The U.S. Supreme Court agreed Friday to consider Puerto Rico's appeal of a ruling forbidding its use of a US law that would allow it to declare bankruptcy and restructure its crushing debt.
Puerto Rico — a US possession in the Caribbean since 1898 — is attempting to restructure much of its $72 billion of debt.
Officials in San Juan have made clear that it might miss debt payments in the next month without some relief from creditors and legislative support.
The Supreme Court will likely review the case sometime during the first three months of 2016.

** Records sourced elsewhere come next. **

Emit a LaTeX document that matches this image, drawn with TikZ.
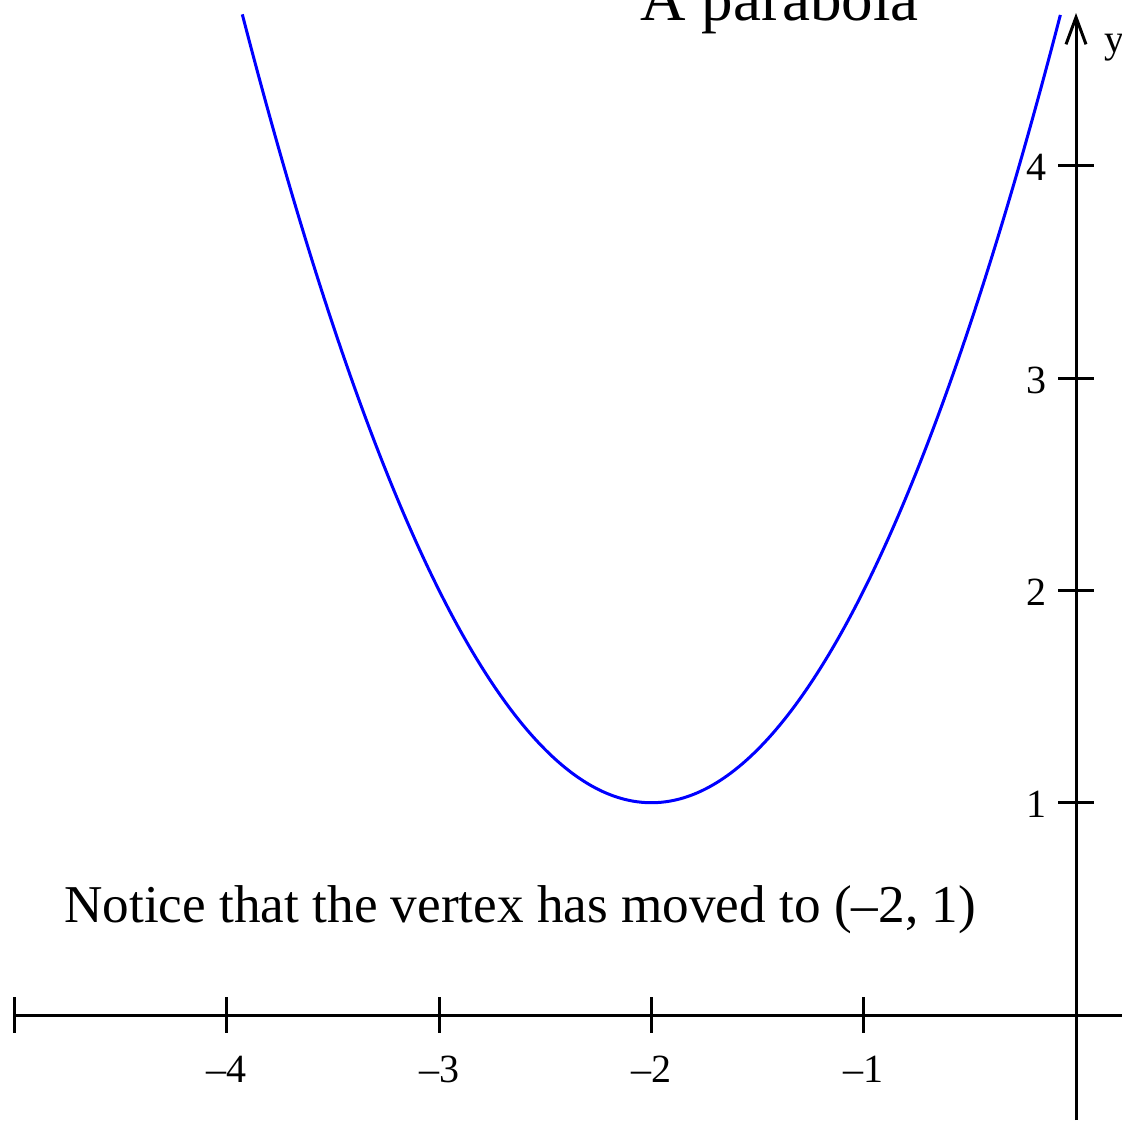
\documentclass[tikz,border=0pt]{standalone}
\usepackage{fontspec}
\setmainfont{Liberation Serif}
\usetikzlibrary{arrows.meta}
\begin{document}
\begin{tikzpicture}[x=0.5pt,y=-0.5pt,
  axis/.style={line width=1.5pt,black},
  tickline/.style={line width=1.5pt,black},
  ticklab/.style={font=\fontsize{20}{24}\selectfont,inner sep=0pt},
  curve/.style={line width=1.5pt,blue},
  bigtext/.style={font=\fontsize{26.6}{32}\selectfont,inner sep=0pt},
  titletext/.style={font=\fontsize{31.5}{38}\selectfont,inner sep=0pt}]
\useasboundingbox (0,0) rectangle (1122,1120);
% axes
\coordinate (xl) at (14.5,1015);
\coordinate (xr) at (1122,1015);
\coordinate (yb) at (1076,1120);
\coordinate (yt) at (1076,13);
\draw[axis] (xl) -- (xr);
\draw[axis,-{Straight Barb[length=13.5pt,width=10pt,line width=1.5pt]}] (yb) -- (yt);
% x ticks
\foreach \v in {-5,-4,-3,-2,-1} {
  \draw[tickline] ({1076+212.3*\v},997) -- ({1076+212.3*\v},1033);
}
\foreach \v in {-4,-3,-2,-1} {
  \node[ticklab,anchor=base] (xt\v) at ({1076+212.3*\v},1082) {–\the\numexpr-\v\relax};
}
% y ticks
\foreach \v in {1,2,3,4} {
  \draw[tickline] (1058,{1015-212.3*\v}) -- (1094,{1015-212.3*\v});
  \node[ticklab,anchor=base east] (yt\v) at (1047,{1015-212.3*\v+15}) {\v};
}
\node[ticklab,anchor=base west] (ylab) at (1104,52) {y};
% parabola
\draw[curve] plot[domain=-3.927:-0.073,samples=200,smooth]
  ({1076+212.3*\x},{1015-212.3*((\x+2)*(\x+2)+1)});
% texts
\node[titletext,anchor=base west] (title) at (640,20) {A parabola};
\node[bigtext,anchor=base west] (note) at (64,922) {Notice that the vertex has moved to (–2, 1)};
\end{tikzpicture}
\end{document}
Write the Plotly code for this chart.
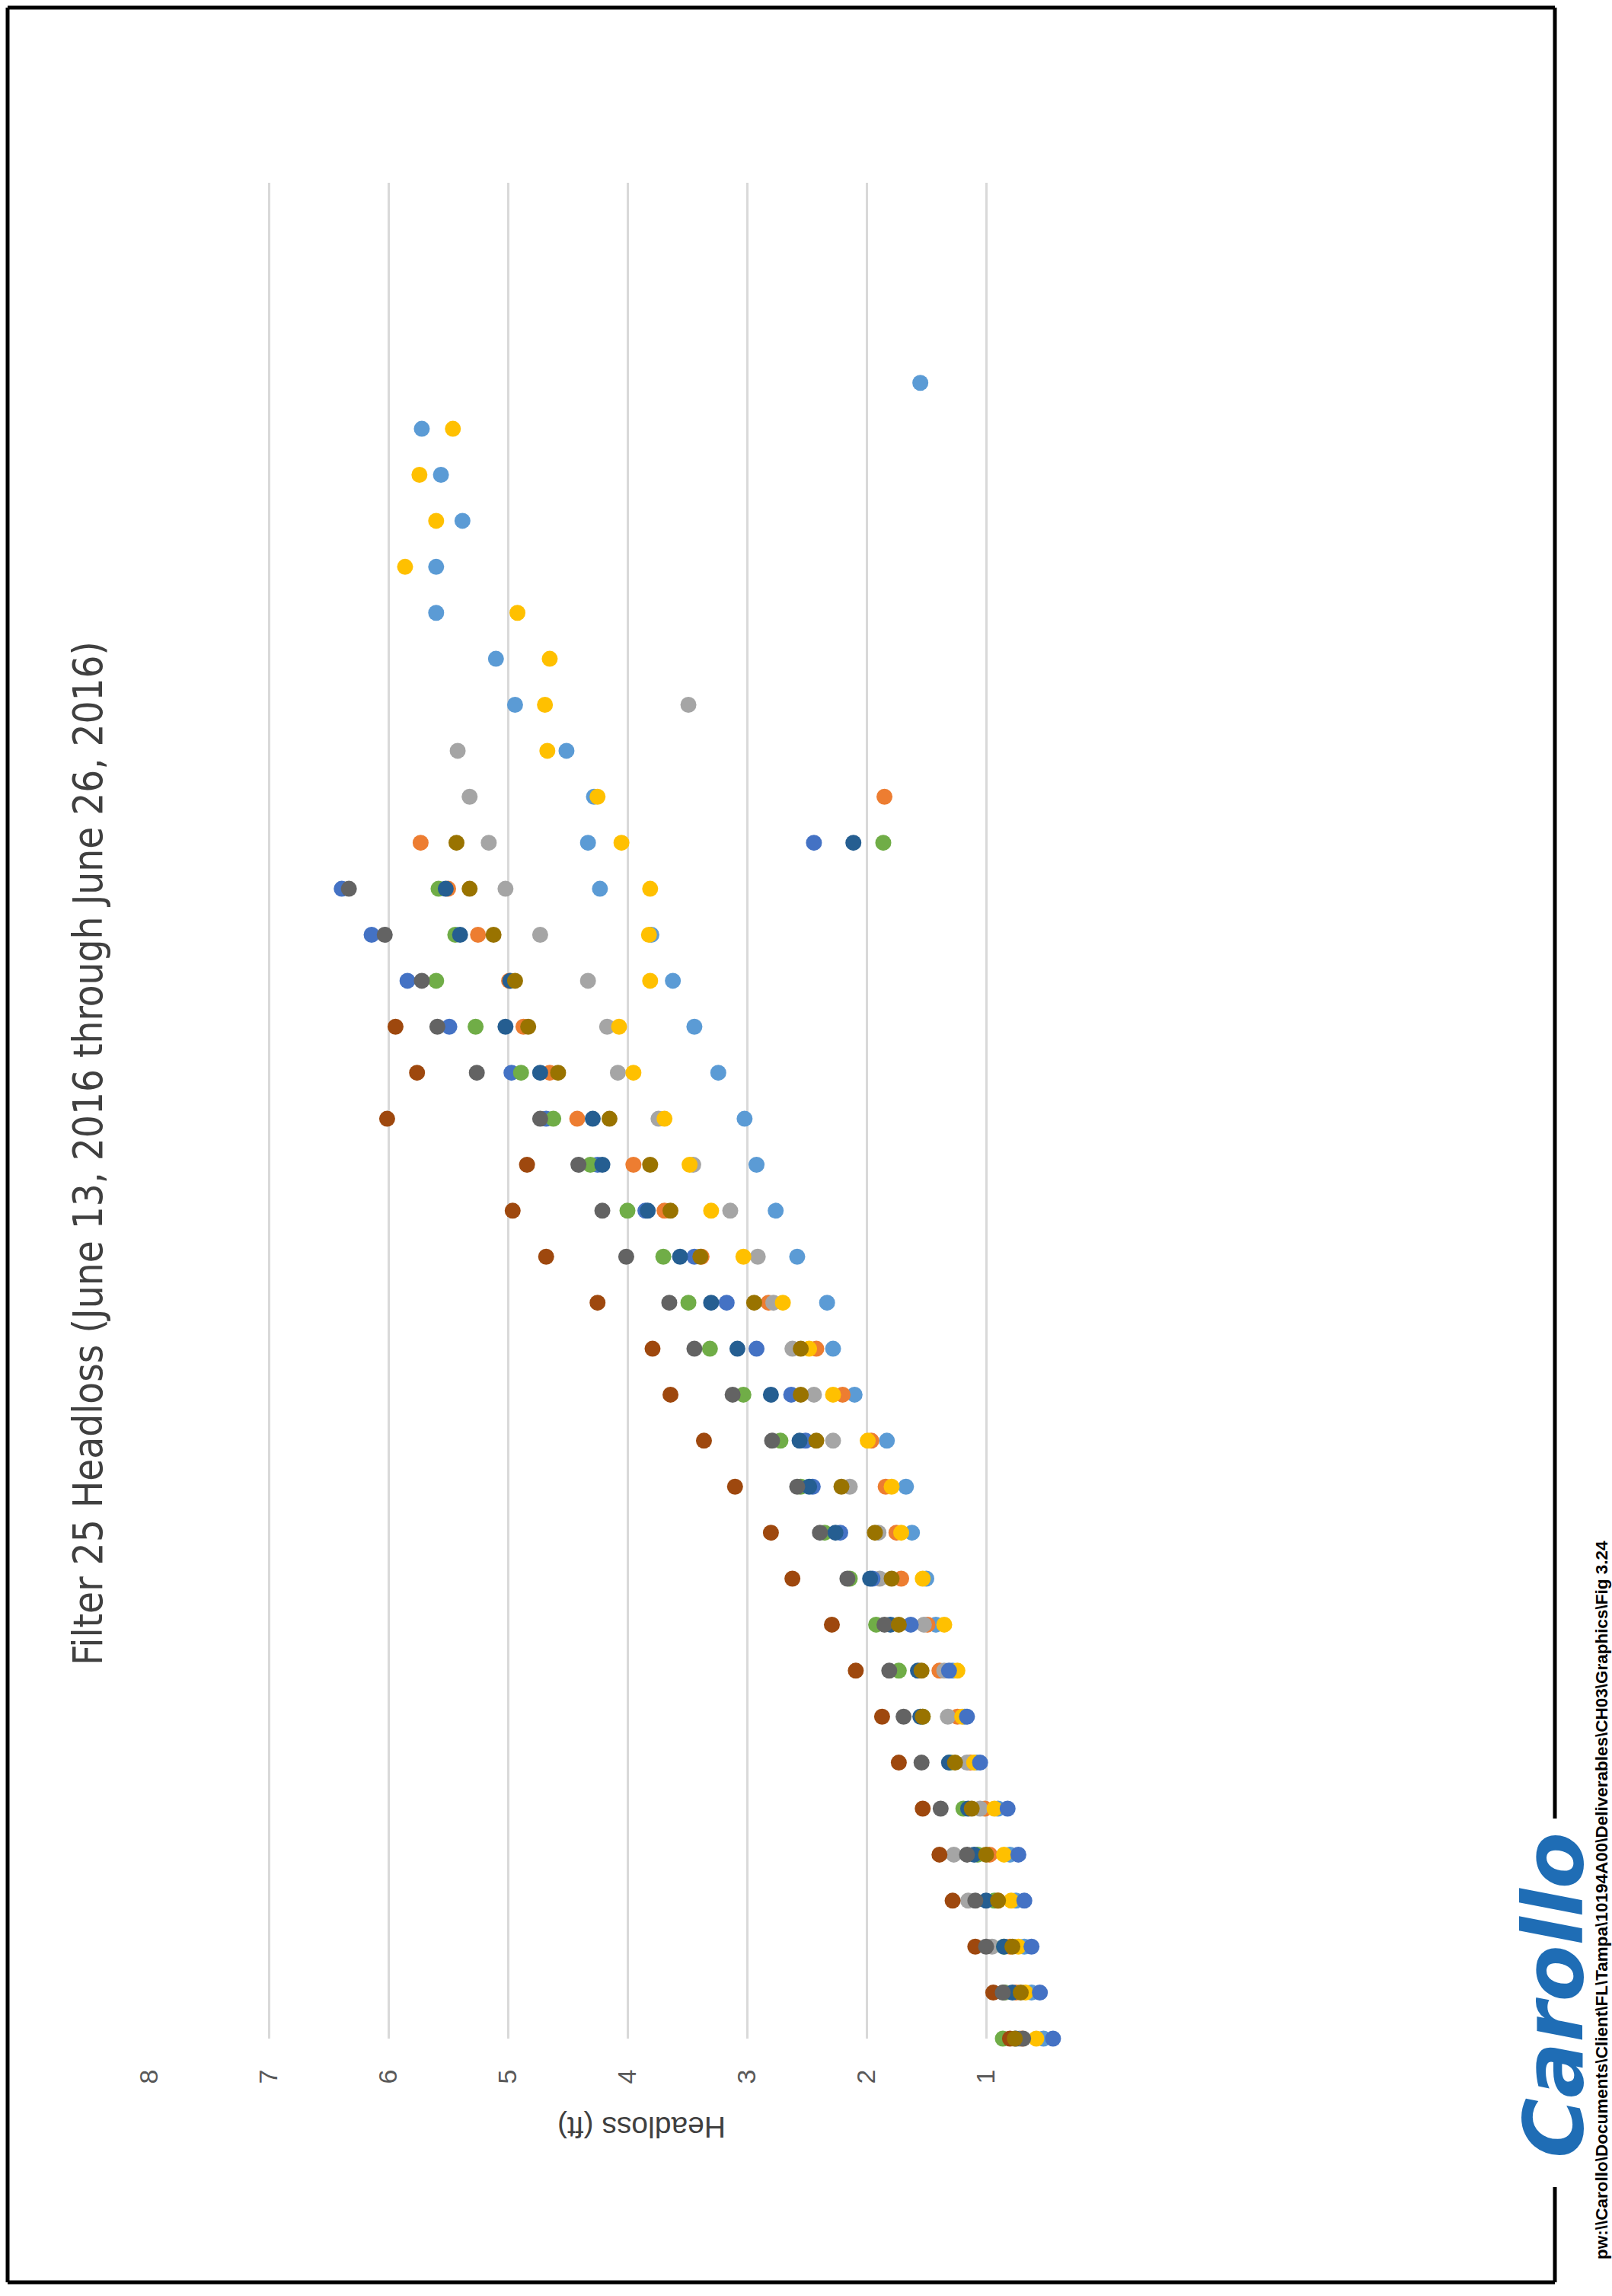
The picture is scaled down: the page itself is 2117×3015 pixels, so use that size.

Governor Alejandro Garcia Padilla recently told a Senate panel that Puerto Rico's situation is hampered by creditors that refuse to reschedule its debt, and by US laws that prohibit the territory from entering bankruptcy protection.
The 3.5 million island residents are US citizens, but since the island is not a state, they do not have a voting representative in the US Congress.
Puerto Rico's finances were dealt a crippling blow in 2006 with the loss of federal tax breaks for US companies with local operations.
It has been in and out of recession in the years since. As economic activity shrank, the government papered over budget shortfalls with fresh borrowing.
Today, its debt stands at around $72 billion (64 billion euros), and the White House has ruled out a financial bailout for the former Spanish colony.
Currently, only US cities can legally go into what is known as Chapter 9 bankruptcy protection. Detroit took this drastic measure during the depths of an economic crisis in 2013.
Puerto Rico officials on Tuesday made a $354 million bond payment after threatening for days to default.